Only lines with the word "chart" are needed; collect each of them from the listing below.

DATASET CONTENT:

=======

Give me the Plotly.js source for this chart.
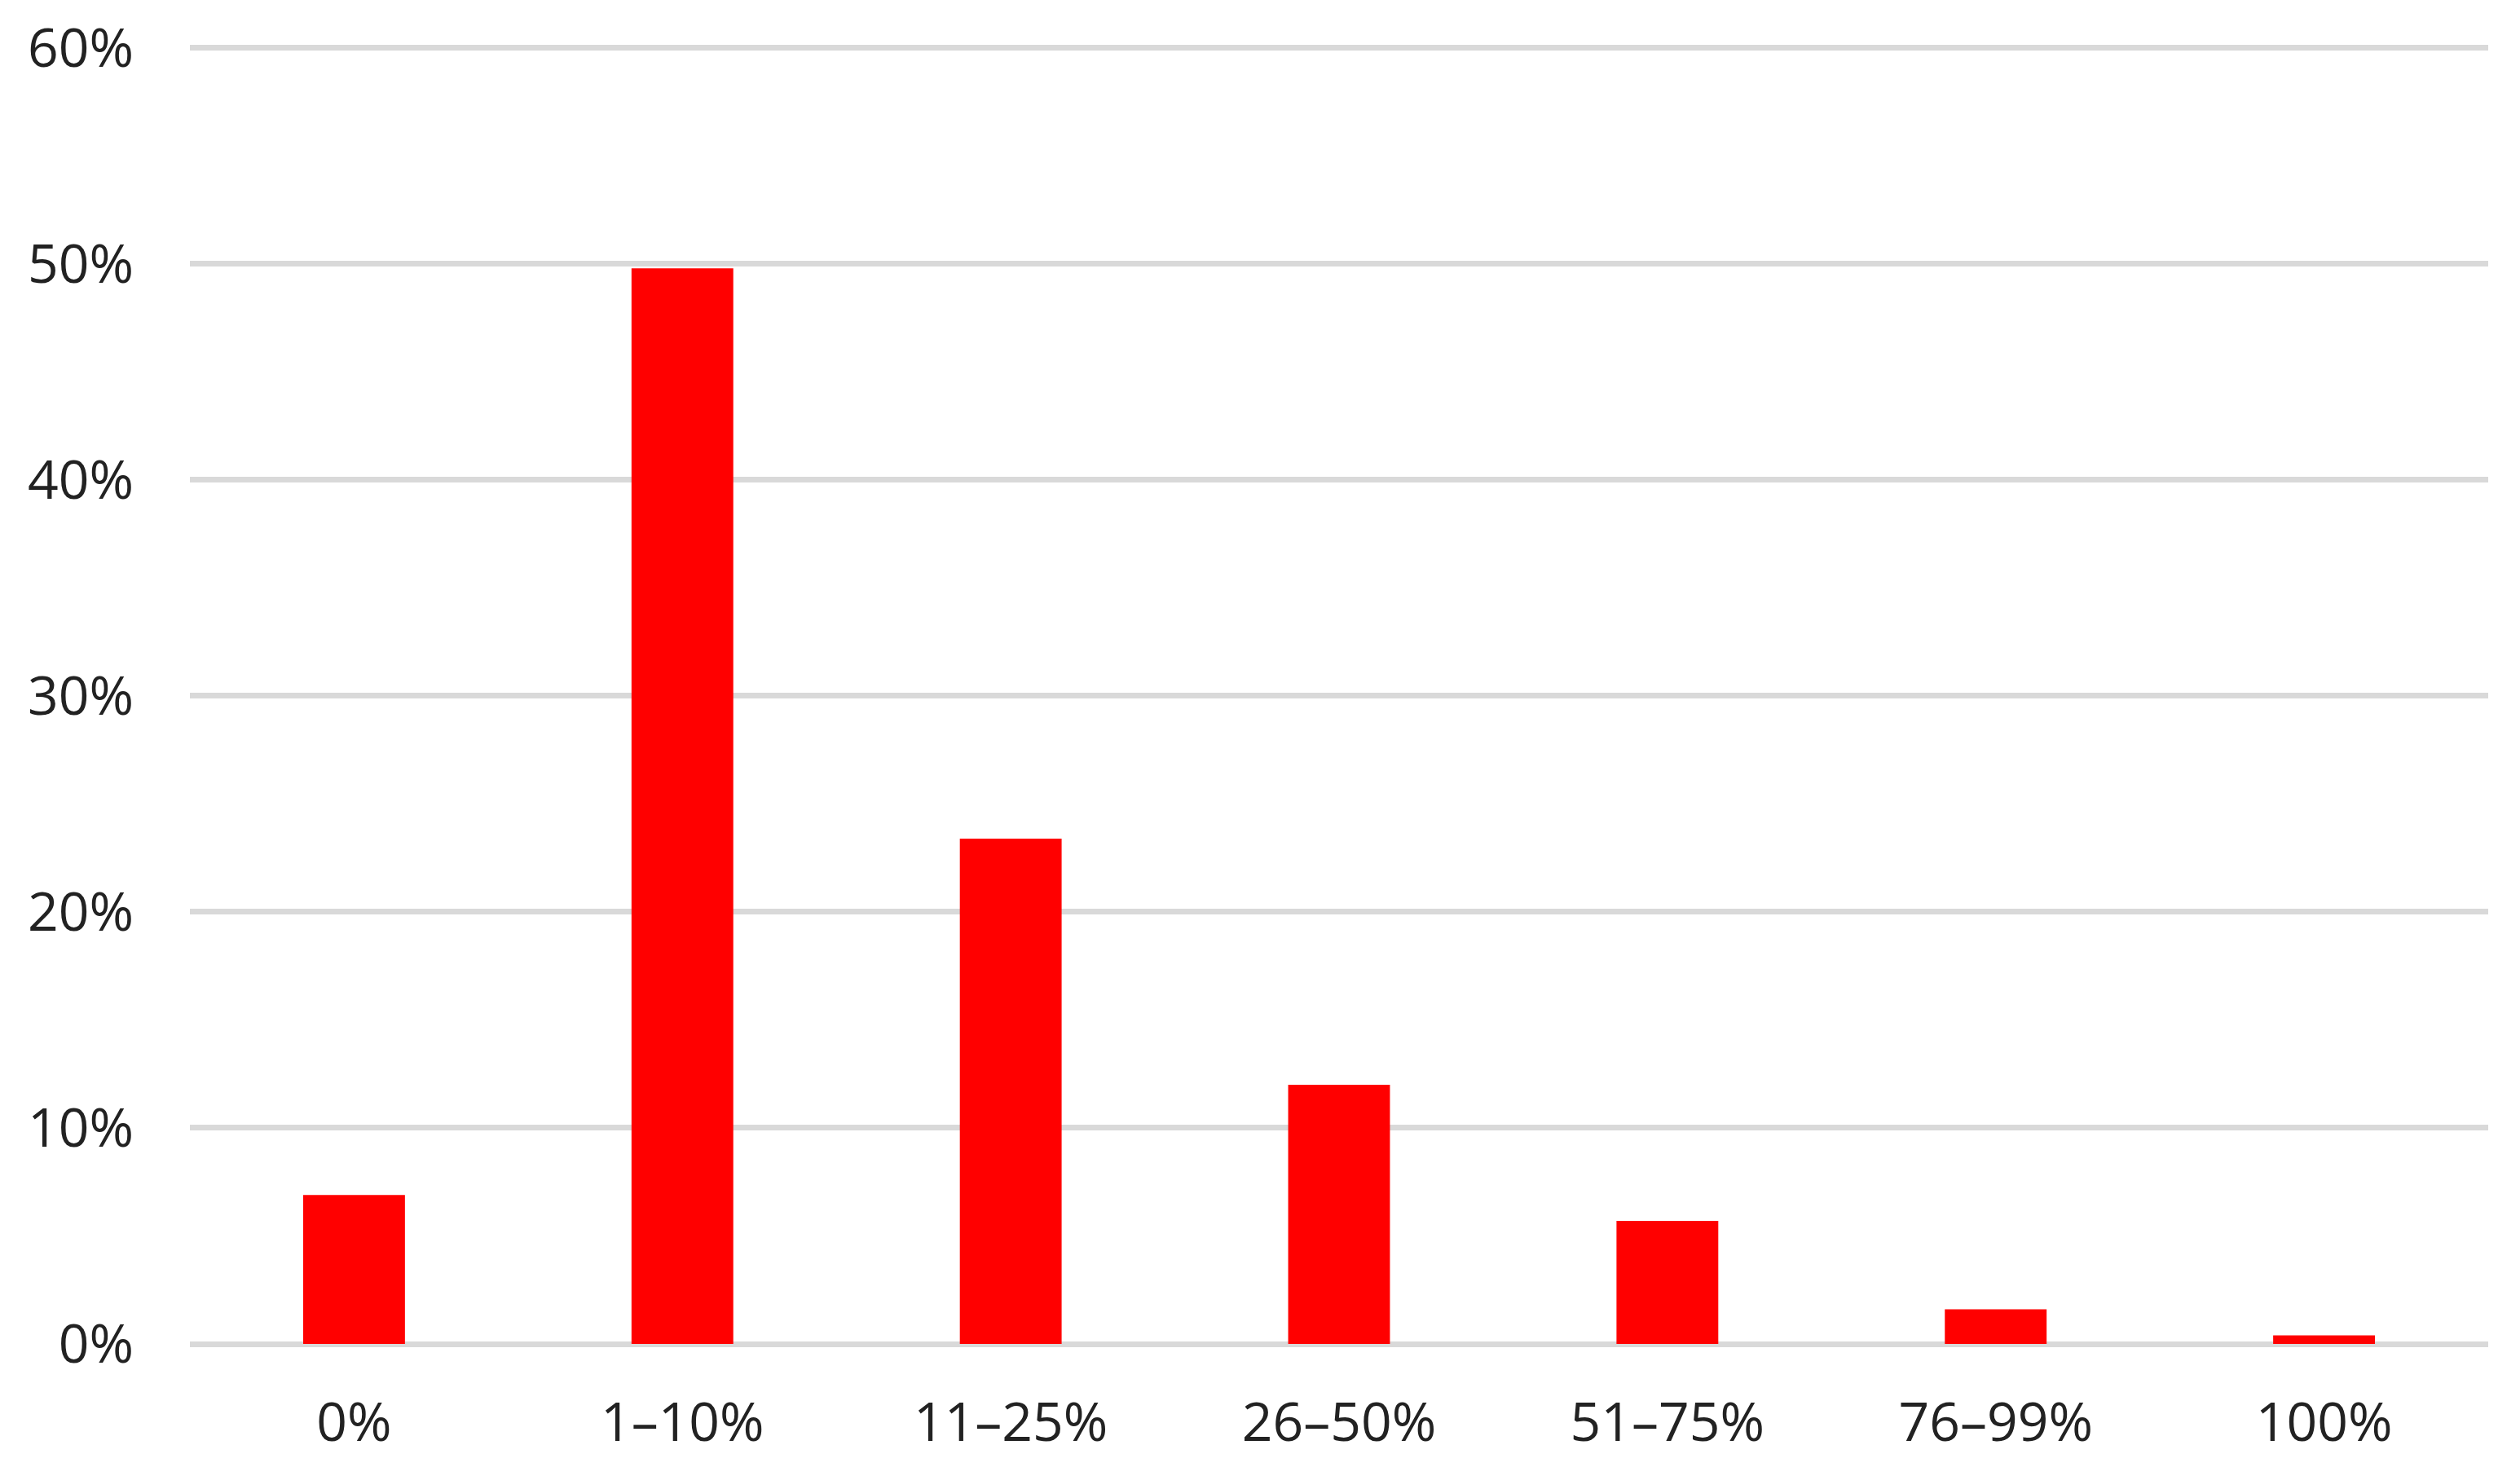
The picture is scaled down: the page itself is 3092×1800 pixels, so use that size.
<!DOCTYPE html>
<html>
<head>
<meta charset="utf-8">
<script src="https://cdn.plot.ly/plotly-3.0.1.min.js"></script>
<style>html,body{margin:0;padding:0;background:#fff;}#chart{width:3092px;height:1800px;}</style>
</head>
<body>
<div id="chart"></div>
<script>
const categories = ["0%", "1–10%", "11–25%", "26–50%", "51–75%", "76–99%", "100%"];
const shares = [6.9, 49.8, 23.4, 12.0, 5.7, 1.6, 0.4];
const yTickValues = [0, 10, 20, 30, 40, 50, 60];
const yTickLabels = ["0%", "10%", "20%", "30%", "40%", "50%", "60%"];

const trace = {
  type: "bar",
  x: categories,
  y: shares,
  marker: {color: "#ff0000", line: {width: 0}},
  hoverinfo: "skip"
};

const layout = {
  width: 3092,
  height: 1800,
  margin: {l: 233, r: 39, t: 51, b: 151},
  paper_bgcolor: "#ffffff",
  plot_bgcolor: "#ffffff",
  showlegend: false,
  bargap: 0.69,
  font: {family: "Open Sans, Noto Sans, DejaVu Sans, sans-serif", size: 66, color: "#222222"},
  xaxis: {
    type: "category",
    showgrid: false,
    showline: false,
    zeroline: false,
    ticks: "",
    ticklabelstandoff: 52,
    tickfont: {size: 66, color: "#222222"}
  },
  yaxis: {
    range: [0, 60.3],
    tickvals: yTickValues,
    ticktext: yTickLabels,
    showgrid: true,
    gridcolor: "#d9d9d9",
    gridwidth: 7,
    zeroline: true,
    zerolinecolor: "#d9d9d9",
    zerolinewidth: 7,
    showline: false,
    ticks: "",
    ticklabelstandoff: 68,
    tickfont: {size: 66, color: "#222222"}
  }
};

Plotly.newPlot("chart", [trace], layout, {staticPlot: true, displayModeBar: false});
</script>
</body>
</html>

=======

OUTPUT:
Give me the Plotly.js source for this chart.
<style>html,body{margin:0;padding:0;background:#fff;}#chart{width:3092px;height:1800px;}</style>
<div id="chart"></div>
Plotly.newPlot("chart", [trace], layout, {staticPlot: true, displayModeBar: false});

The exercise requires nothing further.